What lies behind this growing trouble between the government and judiciary? It is the Memorandum of Procedure (MoP) which will govern appointment of judges in future.
The Supreme court, in a judgment, struck down the government’s effort to have a say in matters of appointment and transfer of high court and supreme court judges. Since the judgment, the government and the Supreme Court Collegium have not been able to draft rules (MoP) for appointment of judges.
Below are key flash points between the two sides.
KEY FLASH POINTS:
1) Seniority and Merit:
*The government wants the criteria of seniority, merit and integrity while promoting a HC justice of judge to the SC.
*The judiciary says the criteria of seniority, subject to merit and integrity, would be followed.
* On August 3, 2016 the government finally agreed to seniority being the main criteria for elevation rather than merit-cum-seniority, which it was insisting earlier.
2) Power to reject candidates:
*Government proposes to retain power for rejection of candidates recommended by the Collegium on grounds of national security/public interest.
*The judiciary is opposed to this, saying it amounted to interference in the functioning of the judiciary.
3) Writing down Reasons:
*For transparency and to avoid favouritism, the government wants that in case a senior Chief Justice is being overlooked for elevation to the Supreme Court, the reasons for the same be recorded in writing. The government says that of the five judges of the Collegium for appointing Supreme Court judges, the views of each one must be made known to the government.
*The judiciary says recordings of reasons for overlooking a Chief Justice or a senior Judge will be counter-productive as the reasons specified may mar his/her prospects of being elevated to the Supreme Court at a future point of time. Also, it may also affect his/her duties as judge or Chief Justice and may become a permanent blot on his/her career.
4) Binding Recommendation:
*The core of the problem is the binding nature of the Collegium’s recommendation. As per the existing system, the Collegium’s recommendations can be sent back but if it reiterates then the same, it is binding on the President.
*The government says three important judgments of 1993, 1998 and 2015 on appointment of judges do not give absolute powers to the Collegium. Instead, they ask for “participatory consultative process at the highest level”.
5) Three-judge Quota:
*The government proposed that up to three judges may be appointed from the Bar or from distinguished jurists with proven track records. And that all judges of the Supreme Court should be open to recommend names for these postings.
*The judiciary says that this “up to three” tantamount to either restricting the intake from the bar or fixing a quota of the bar. And in neither case does it fall within the framework of the Constitutional provisions.
(Subsequently, after deliberation, the government has agreed with this view that fixing a limit is not necessary so long as their representation is assured.)
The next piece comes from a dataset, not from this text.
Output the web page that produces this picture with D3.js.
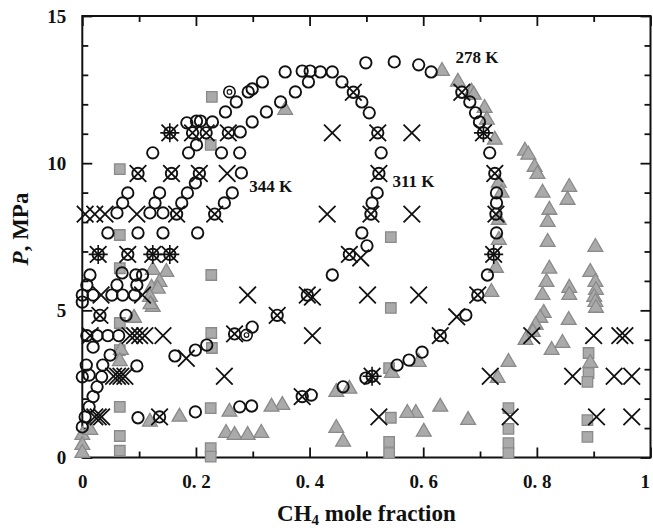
<!DOCTYPE html>
<html>
<head>
<meta charset="utf-8">
<script src="https://cdnjs.cloudflare.com/ajax/libs/d3/7.8.5/d3.min.js"></script>
<style>
html, body { margin: 0; padding: 0; background: #fff; overflow: hidden; }
svg { display: block; }
text { font-family: "Liberation Serif", "Times New Roman", serif; font-weight: bold; fill: #111; }
.tick text { font-size: 19px; }
.temp { font-size: 17px; }
.title { font-size: 23px; }
</style>
</head>
<body>
<svg id="visualisation" width="653" height="531"></svg>
<script>
// tick values and labels
var xTicks = [0, 0.2, 0.4, 0.6, 0.8, 1];
var xTickLabels = ["0", "0. 2", "0. 4", "0. 6", "0. 8", "1"];
var xMinor = [0.1, 0.3, 0.5, 0.7, 0.9];
var yTicks = [0, 5, 10, 15];
var yTickLabels = ["0", "5", "10", "15"];
var yMinor = [1, 2, 3, 4, 6, 7, 8, 9, 11, 12, 13, 14];

// temperature labels: [text, x fraction, P]
var tempLabels = [["278 K", 0.657, 13.4], ["344 K", 0.294, 9.01], ["311 K", 0.546, 9.2]];

// open circles, [CH4 mole fraction, P MPa]
var circles278 = [
    [0.499, 13.41], [0.549, 13.44], [0.592, 13.34], [0.614, 13.10], [0.668, 12.41], [0.682, 12.08],
    [0.692, 11.71], [0.699, 11.40], [0.706, 11.03], [0.717, 10.35], [0.726, 9.65], [0.729, 8.99],
    [0.729, 8.65], [0.728, 8.27], [0.729, 7.63], [0.724, 6.90], [0.713, 6.20], [0.696, 5.52],
    [0.675, 4.84], [0.630, 4.14], [0.598, 3.58], [0.575, 3.31], [0.554, 3.14], [0.510, 2.76],
    [0.499, 2.70], [0.459, 2.40], [0.403, 2.12], [0.387, 2.07], [0.298, 1.75], [0.277, 1.72],
    [0.199, 1.55], [0.136, 1.38], [0.098, 1.35]
];
var circles311 = [
    [0.229, 11.40], [0.252, 11.74], [0.271, 12.08], [0.292, 12.42], [0.299, 12.52], [0.317, 12.76],
    [0.357, 13.10], [0.387, 13.13], [0.401, 13.13], [0.419, 13.10], [0.440, 13.10], [0.278, 11.06],
    [0.299, 11.40], [0.324, 11.74], [0.349, 12.08], [0.375, 12.42], [0.398, 12.76], [0.457, 12.76],
    [0.477, 12.41], [0.492, 12.08], [0.505, 11.71], [0.520, 11.03], [0.526, 10.35], [0.522, 9.65],
    [0.519, 8.99], [0.510, 8.65], [0.508, 8.27], [0.492, 7.63], [0.501, 7.19], [0.470, 6.90],
    [0.440, 6.20], [0.396, 5.52], [0.343, 4.83], [0.299, 4.43], [0.268, 4.20], [0.219, 3.82],
    [0.199, 3.65], [0.163, 3.45], [0.096, 3.11]
];
var circles344 = [
    [0.184, 11.37], [0.201, 11.43], [0.208, 11.43], [0.154, 11.03], [0.194, 11.03], [0.218, 11.03],
    [0.257, 11.03], [0.201, 10.62], [0.187, 10.35], [0.124, 10.35], [0.245, 10.35], [0.277, 10.35],
    [0.098, 9.65], [0.157, 9.65], [0.206, 9.65], [0.280, 9.67], [0.199, 9.33], [0.264, 8.99],
    [0.250, 8.65], [0.233, 8.27], [0.080, 8.99], [0.136, 8.99], [0.185, 8.99], [0.071, 8.65],
    [0.128, 8.65], [0.175, 8.65], [0.061, 8.31], [0.119, 8.31], [0.142, 8.31], [0.166, 8.27],
    [0.045, 7.63], [0.098, 7.63], [0.142, 7.63], [0.203, 7.63], [0.028, 6.90], [0.080, 6.90],
    [0.124, 6.90], [0.154, 6.90], [0.0135, 6.20], [0.070, 6.27], [0.094, 6.20], [0.106, 6.20],
    [0.008, 5.86], [0.061, 5.86], [0.096, 5.86], [0.0, 5.52], [0.019, 5.52], [0.052, 5.52],
    [0.071, 5.52], [0.092, 5.52], [0.0, 5.28], [0.031, 4.83], [0.077, 4.83], [0.008, 4.14],
    [0.026, 4.14], [0.045, 4.14], [0.064, 4.14], [0.019, 3.75], [0.049, 3.48], [0.007, 3.14],
    [0.036, 3.14], [0.0, 2.74], [0.012, 2.80], [0.034, 2.74], [0.026, 2.40], [0.019, 2.07],
    [0.012, 1.72], [0.005, 1.38], [0.0, 1.04]
];
var bullseye = [[0.259, 12.42], [0.289, 4.16]];

// crosses
var crosses = [
    [0.477, 12.41], [0.668, 12.41],
    [0.154, 11.03], [0.194, 11.03], [0.218, 11.03], [0.257, 11.03], [0.440, 11.03], [0.520, 11.03], [0.580, 11.03], [0.706, 11.03],
    [0.098, 9.65], [0.157, 9.65], [0.206, 9.65], [0.255, 9.65], [0.522, 9.65], [0.726, 9.65],
    [0.005, 8.27], [0.022, 8.27], [0.040, 8.27], [0.096, 8.27], [0.166, 8.27], [0.233, 8.27], [0.431, 8.27], [0.508, 8.27], [0.580, 8.27], [0.728, 8.27],
    [0.028, 6.90], [0.080, 6.90], [0.124, 6.90], [0.154, 6.90], [0.470, 6.90], [0.724, 6.90], [0.490, 6.78],
    [0.033, 5.52], [0.106, 5.52], [0.291, 5.52], [0.396, 5.52], [0.405, 5.45], [0.502, 5.52], [0.592, 5.52], [0.696, 5.52],
    [0.031, 4.83], [0.343, 4.83], [0.659, 4.78],
    [0.014, 4.14], [0.084, 4.14], [0.092, 4.14], [0.101, 4.14], [0.110, 4.14], [0.142, 4.14], [0.268, 4.20], [0.405, 4.14],
    [0.630, 4.14], [0.791, 4.14], [0.900, 4.14], [0.946, 4.14], [0.955, 4.14],
    [0.183, 3.37],
    [0.055, 2.76], [0.062, 2.76], [0.068, 2.76], [0.075, 2.76], [0.250, 2.76], [0.510, 2.76], [0.718, 2.76], [0.863, 2.76], [0.936, 2.76], [0.967, 2.76],
    [0.387, 2.07],
    [0.022, 1.38], [0.028, 1.38], [0.034, 1.38], [0.136, 1.38], [0.522, 1.38], [0.753, 1.38], [0.905, 1.38], [0.967, 1.38]
];
// plus marks laid over some of the crossed circles
var pluses = [[0.028, 6.90], [0.124, 6.90], [0.154, 6.90], [0.154, 11.03], [0.706, 11.03], [0.724, 6.90], [0.510, 2.76]];

// gray squares
var squares = [
    [0.228, 12.25], [0.226, 10.62], [0.066, 9.80], [0.066, 7.56], [0.066, 6.43], [0.227, 6.20], [0.066, 4.57],
    [0.227, 4.23], [0.228, 3.72], [0.066, 3.65], [0.066, 1.72], [0.066, 0.73], [0.066, 0.23], [0.226, 1.68],
    [0.226, 0.32], [0.226, 0.03], [0.543, 7.49], [0.543, 5.08], [0.540, 3.04], [0.543, 1.35], [0.540, 0.53],
    [0.540, 0.15], [0.750, 1.68], [0.750, 0.97], [0.750, 0.49], [0.750, 0.15], [0.891, 3.55], [0.891, 2.87],
    [0.889, 2.57], [0.889, 1.27], [0.889, 0.70]
];

// gray triangles
var triangles = [
    [0.633, 13.13], [0.661, 12.76], [0.685, 12.42], [0.689, 12.32], [0.708, 11.87], [0.712, 11.47], [0.726, 10.79],
    [0.733, 9.33], [0.738, 8.99], [0.733, 8.07], [0.733, 7.39], [0.728, 6.44], [0.720, 5.62],
    [0.779, 10.42], [0.785, 10.28], [0.796, 9.87], [0.801, 9.63], [0.810, 8.99], [0.822, 8.41], [0.819, 8.00],
    [0.819, 7.32], [0.822, 6.41], [0.817, 5.96], [0.810, 5.52], [0.812, 4.91], [0.806, 4.74], [0.798, 4.50],
    [0.793, 4.26], [0.780, 3.99], [0.826, 3.65], [0.845, 3.89], [0.750, 3.24], [0.731, 2.70],
    [0.857, 9.19], [0.854, 8.75], [0.857, 5.76], [0.857, 5.52], [0.856, 4.67],
    [0.903, 7.15], [0.894, 6.30], [0.903, 5.96], [0.904, 5.69], [0.901, 5.45], [0.903, 5.28], [0.904, 5.08], [0.894, 3.21],
    [0.630, 1.72], [0.679, 1.27], [0.601, 0.87], [0.592, 3.24], [0.587, 1.51], [0.572, 1.51], [0.545, 2.87],
    [0.447, 2.22], [0.470, 2.33], [0.447, 1.00], [0.459, 0.53], [0.352, 1.78], [0.333, 1.72], [0.259, 1.55],
    [0.253, 0.83], [0.268, 0.76], [0.291, 0.76], [0.315, 0.83], [0.357, 11.80], [0.171, 1.38], [0.119, 1.21],
    [0.124, 6.37], [0.148, 6.30], [0.136, 5.96], [0.122, 5.76], [0.133, 5.73], [0.119, 5.45], [0.124, 5.11],
    [0.120, 5.20], [0.091, 4.74], [0.068, 3.65], [0.066, 3.27],
    [0.0, 0.76], [0.0, 0.42], [0.0, 0.15], [0.014, 0.93]
];

var vis = d3.select("#visualisation"),
    MARGINS = { top: 16, right: 650.5, bottom: 457.5, left: 82.3 };

var xScale = d3.scaleLinear().domain([0, 1]).range([MARGINS.left, MARGINS.right]);
var yScale = d3.scaleLinear().domain([0, 15]).range([MARGINS.bottom, MARGINS.top]);

function styleAxis(g) {
    g.select(".domain").remove();
    g.selectAll(".tick line").attr("stroke", "#111").attr("stroke-width", 1.8);
    g.attr("font-family", null).attr("font-size", null);
}

// bottom axis, major + minor ticks pointing inward
var xAxisG = vis.append("g")
    .attr("transform", "translate(0," + MARGINS.bottom + ")")
    .call(d3.axisBottom(xScale).tickValues(xTicks)
        .tickFormat(function (d, i) { return xTickLabels[i]; })
        .tickSizeInner(-10).tickSizeOuter(0).tickPadding(17))
    .call(styleAxis);
// last label sits against the right edge, nudge it inside
xAxisG.selectAll(".tick text")
    .filter(function (d, i, n) { return i === n.length - 1; })
    .attr("dx", "-0.3em");

vis.append("g")
    .attr("transform", "translate(0," + MARGINS.bottom + ")")
    .call(d3.axisBottom(xScale).tickValues(xMinor).tickFormat("").tickSizeInner(-6).tickSizeOuter(0))
    .call(styleAxis);
// top axis
vis.append("g")
    .attr("transform", "translate(0," + MARGINS.top + ")")
    .call(d3.axisTop(xScale).tickValues(xTicks).tickFormat("").tickSizeInner(-10).tickSizeOuter(0))
    .call(styleAxis);
vis.append("g")
    .attr("transform", "translate(0," + MARGINS.top + ")")
    .call(d3.axisTop(xScale).tickValues(xMinor).tickFormat("").tickSizeInner(-6).tickSizeOuter(0))
    .call(styleAxis);
// left axis
vis.append("g")
    .attr("transform", "translate(" + MARGINS.left + ",0)")
    .call(d3.axisLeft(yScale).tickValues(yTicks)
        .tickFormat(function (d, i) { return yTickLabels[i]; })
        .tickSizeInner(-10).tickSizeOuter(0).tickPadding(16))
    .call(styleAxis);
vis.append("g")
    .attr("transform", "translate(" + MARGINS.left + ",0)")
    .call(d3.axisLeft(yScale).tickValues(yMinor).tickFormat("").tickSizeInner(-6).tickSizeOuter(0))
    .call(styleAxis);
// right axis
vis.append("g")
    .attr("transform", "translate(" + MARGINS.right + ",0)")
    .call(d3.axisRight(yScale).tickValues(yTicks).tickFormat("").tickSizeInner(-10).tickSizeOuter(0))
    .call(styleAxis);
vis.append("g")
    .attr("transform", "translate(" + MARGINS.right + ",0)")
    .call(d3.axisRight(yScale).tickValues(yMinor).tickFormat("").tickSizeInner(-6).tickSizeOuter(0))
    .call(styleAxis);

// frame
vis.append("rect")
    .attr("x", MARGINS.left).attr("y", MARGINS.top)
    .attr("width", MARGINS.right - MARGINS.left)
    .attr("height", MARGINS.bottom - MARGINS.top)
    .attr("fill", "none").attr("stroke", "#111").attr("stroke-width", 2);

function pos(d) { return "translate(" + xScale(d[0]) + "," + yScale(d[1]) + ")"; }
function crossPath(s) { return "M" + -s + "," + -s + "L" + s + "," + s + "M" + -s + "," + s + "L" + s + "," + -s; }
function plusPath(s) { return "M" + -s + ",0L" + s + ",0M0," + -s + "L0," + s; }

var marks = vis.append("g");

marks.selectAll(".sq").data(squares).enter().append("path")
    .attr("d", d3.symbol(d3.symbolSquare, 110))
    .attr("transform", pos)
    .attr("fill", "#aaaaaa").attr("stroke", "#8a8a8a").attr("stroke-width", 1.3);

marks.selectAll(".tri").data(triangles).enter().append("path")
    .attr("d", d3.symbol(d3.symbolTriangle, 95))
    .attr("transform", pos)
    .attr("fill", "#aaaaaa").attr("stroke", "#8a8a8a").attr("stroke-width", 1.3);

var allCircles = circles278.concat(circles311, circles344);
marks.selectAll(".circ").data(allCircles).enter().append("circle")
    .attr("transform", pos)
    .attr("r", 5.7)
    .attr("fill", "none").attr("stroke", "#111").attr("stroke-width", 1.9);

marks.selectAll(".bull").data(bullseye).enter().append("g")
    .attr("transform", pos)
    .each(function () {
        d3.select(this).append("circle").attr("r", 5.7)
            .attr("fill", "none").attr("stroke", "#111").attr("stroke-width", 1.6);
        d3.select(this).append("circle").attr("r", 2.3)
            .attr("fill", "none").attr("stroke", "#111").attr("stroke-width", 1.2);
    });

marks.selectAll(".cross").data(crosses).enter().append("path")
    .attr("d", crossPath(8.3))
    .attr("transform", pos)
    .attr("fill", "none").attr("stroke", "#111").attr("stroke-width", 1.8);

marks.selectAll(".plus").data(pluses).enter().append("path")
    .attr("d", plusPath(9.5))
    .attr("transform", pos)
    .attr("fill", "none").attr("stroke", "#111").attr("stroke-width", 1.6);

// isotherm labels
vis.selectAll(".temp").data(tempLabels).enter().append("text")
    .attr("class", "temp")
    .attr("x", function (d) { return xScale(d[1]); })
    .attr("y", function (d) { return yScale(d[2]); })
    .text(function (d) { return d[0]; });

// axis titles
var xt = vis.append("text")
    .attr("class", "title")
    .attr("x", (MARGINS.left + MARGINS.right) / 2)
    .attr("y", 521)
    .style("text-anchor", "middle");
xt.append("tspan").text("CH");
xt.append("tspan").attr("dy", 4).style("font-size", "15px").text("4");
xt.append("tspan").attr("dy", -4).text(" mole fraction");

var yt = vis.append("text")
    .attr("class", "title")
    .attr("transform", "rotate(-90)")
    .attr("x", -229)
    .attr("y", 28)
    .style("text-anchor", "middle");
yt.append("tspan").style("font-style", "italic").text("P");
yt.append("tspan").text(", MPa");
</script>
</body>
</html>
6) Consultative Mechanism:
*The government proposes to set up a committee to assist the Collegium in evaluation of candidates. It wants two retired judges of the SC and an eminent person/jurist to be jointly nominated by the Chief Justice of India and the government. The government counters that “wider consultation is necessary to select best candidates”.
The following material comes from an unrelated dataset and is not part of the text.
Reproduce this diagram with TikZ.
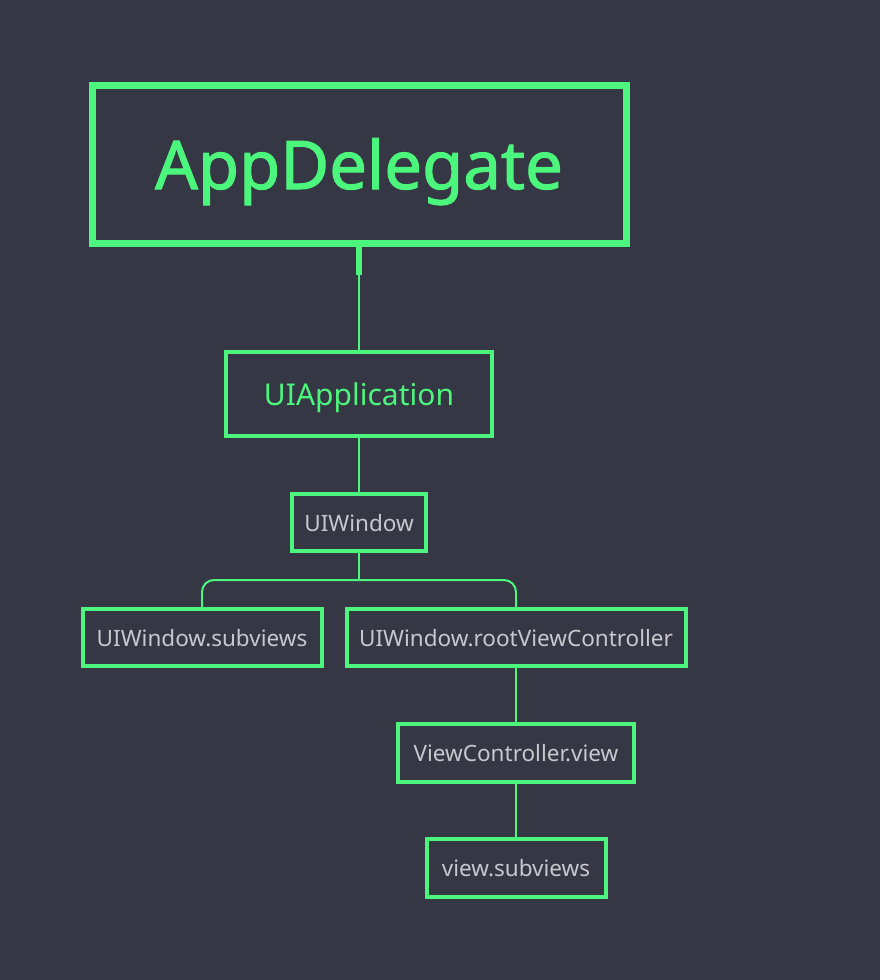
\documentclass[tikz,border=0pt]{standalone}
\usepackage{fontspec}
\setmainfont{Noto Sans}
\newfontfamily\heavyfont[FakeBold=1.6]{Noto Sans}
\definecolor{bg}{HTML}{353744}
\definecolor{grn}{HTML}{4CF57C}
\definecolor{gtx}{HTML}{C8C8CE}
\begin{document}
\begin{tikzpicture}[x=1pt,y=-1pt,
  box/.style={draw=grn, rectangle, inner sep=0pt, anchor=center},
  bigbox/.style={box, line width=7pt, text=grn, font=\heavyfont\fontsize{67}{80}\selectfont, text height=50pt, text depth=0pt},
  midbox/.style={box, line width=4pt, text=grn, font=\fontsize{30}{36}\selectfont, text height=22pt, text depth=0pt},
  smallbox/.style={box, line width=4pt, text=gtx, font=\fontsize{22.5}{27}\selectfont, text height=17pt, text depth=0pt},
  link/.style={draw=grn, line width=2pt},
]
\fill[bg] (0,0) rectangle (880,980);
\useasboundingbox (0,0) rectangle (880,980);

\node[bigbox, minimum width=534pt, minimum height=158pt] (app) at (359,164) {AppDelegate};
\node[midbox, minimum width=266pt, minimum height=84pt] (uiapp) at (359,394) {UIApplication};
\node[smallbox, minimum width=134pt, minimum height=57pt] (win) at (359,522.5) {UIWindow};
\node[smallbox, minimum width=239pt, minimum height=57pt] (sub) at (202,637.5) {UIWindow.subviews};
\node[smallbox, minimum width=339pt, minimum height=57pt] (root) at (516,637.5) {UIWindow.rootViewController};
\node[smallbox, minimum width=236pt, minimum height=58pt] (vcv) at (516,753) {ViewController.view};
\node[smallbox, minimum width=179pt, minimum height=58pt] (vsub) at (516,868) {view.subviews};

\coordinate (stub) at ([yshift=-28pt]app.south);
\coordinate (bar) at ([yshift=-27pt]win.south);

\draw[link] (app.south) -- (uiapp.north);
\draw[draw=grn, line width=6pt] (app.south) -- (stub);
\draw[link] (uiapp.south) -- (win.north);
\draw[link] (win.south) -- (bar);
\draw[link, rounded corners=12pt] (sub.north) |- (bar) -| (root.north);
\draw[link] (root.south) -- (vcv.north);
\draw[link] (vcv.south) -- (vsub.north);
\end{tikzpicture}
\end{document}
* The Collegium feels that is not necessary.
7) Candidates” Database:
*The government proposes a secretariat that maintains a database of judges, schedules Collegium meetings, maintains records and receives recommendations and complaints related to judges’ postings. The government wants the secretariat to be under the law ministry.
*The judiciary is okay with it so long as the forming and functioning of the secretariat is left to the CJI and it should be under the ambit of the Registrar of the supreme court.
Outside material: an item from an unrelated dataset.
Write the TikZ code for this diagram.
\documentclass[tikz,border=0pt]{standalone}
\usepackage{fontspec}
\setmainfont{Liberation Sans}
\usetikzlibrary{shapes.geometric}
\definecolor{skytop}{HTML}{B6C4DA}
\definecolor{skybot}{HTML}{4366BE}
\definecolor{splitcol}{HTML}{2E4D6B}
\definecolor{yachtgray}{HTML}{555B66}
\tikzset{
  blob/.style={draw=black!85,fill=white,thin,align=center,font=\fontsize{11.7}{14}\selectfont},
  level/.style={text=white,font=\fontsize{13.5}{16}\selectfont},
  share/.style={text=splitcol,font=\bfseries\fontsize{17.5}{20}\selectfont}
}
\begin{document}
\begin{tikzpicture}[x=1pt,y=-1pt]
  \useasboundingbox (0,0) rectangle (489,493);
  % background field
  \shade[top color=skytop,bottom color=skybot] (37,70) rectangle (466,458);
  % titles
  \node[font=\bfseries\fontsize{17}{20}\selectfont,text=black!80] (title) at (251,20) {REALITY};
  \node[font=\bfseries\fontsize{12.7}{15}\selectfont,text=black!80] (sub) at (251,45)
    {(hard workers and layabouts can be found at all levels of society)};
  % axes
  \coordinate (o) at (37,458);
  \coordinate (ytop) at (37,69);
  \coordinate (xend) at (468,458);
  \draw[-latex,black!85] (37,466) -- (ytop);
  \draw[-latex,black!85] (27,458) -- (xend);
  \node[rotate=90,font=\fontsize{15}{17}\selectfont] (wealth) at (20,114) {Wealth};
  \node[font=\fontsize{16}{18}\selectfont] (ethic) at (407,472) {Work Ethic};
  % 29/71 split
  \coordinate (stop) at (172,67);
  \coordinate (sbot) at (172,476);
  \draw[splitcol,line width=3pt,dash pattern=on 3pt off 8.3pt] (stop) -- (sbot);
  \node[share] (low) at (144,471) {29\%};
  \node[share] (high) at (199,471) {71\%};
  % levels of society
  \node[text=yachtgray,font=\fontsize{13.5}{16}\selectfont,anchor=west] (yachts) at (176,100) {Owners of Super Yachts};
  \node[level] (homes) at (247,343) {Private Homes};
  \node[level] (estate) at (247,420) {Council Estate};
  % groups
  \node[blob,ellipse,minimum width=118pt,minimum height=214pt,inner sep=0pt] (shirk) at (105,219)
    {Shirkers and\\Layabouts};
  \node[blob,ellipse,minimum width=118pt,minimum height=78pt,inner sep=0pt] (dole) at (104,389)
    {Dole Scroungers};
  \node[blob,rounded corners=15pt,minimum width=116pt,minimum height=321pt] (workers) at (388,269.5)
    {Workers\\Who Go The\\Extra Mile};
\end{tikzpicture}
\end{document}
8) Cases and vacancies piling up
*Attorney General Mukul Rohatgi pointed out to SC that non-finalisation of the MoP was coming in the way of the government in clearing the recommendations of names forwarded by the SC collegiums in February 2016.
*Chief Justice Thakur argued that in the absence of a new MoP, appointments could be made on the basis of the old MoP.
*Attorney General, on 11 November 2016, told the Supreme Court that "Out of total 77 names, 34 names have been cleared for the appointment and rest 43 recommendations have been sent back to the apex court collegium for reconsideration".
*However, a bench comprising Chief Justice TS Thakur and AR Dave said that "We have reiterated 43 names for the appointment of judges of high courts which were rejected by the government and have been sent back for reconsideration".
*The reiteration of 43 names by the collegium has apparently put the government in a bind as under the prevailing MoP, it is binding on the government to make the appointment of judges if the collegium reiterates its recommended names.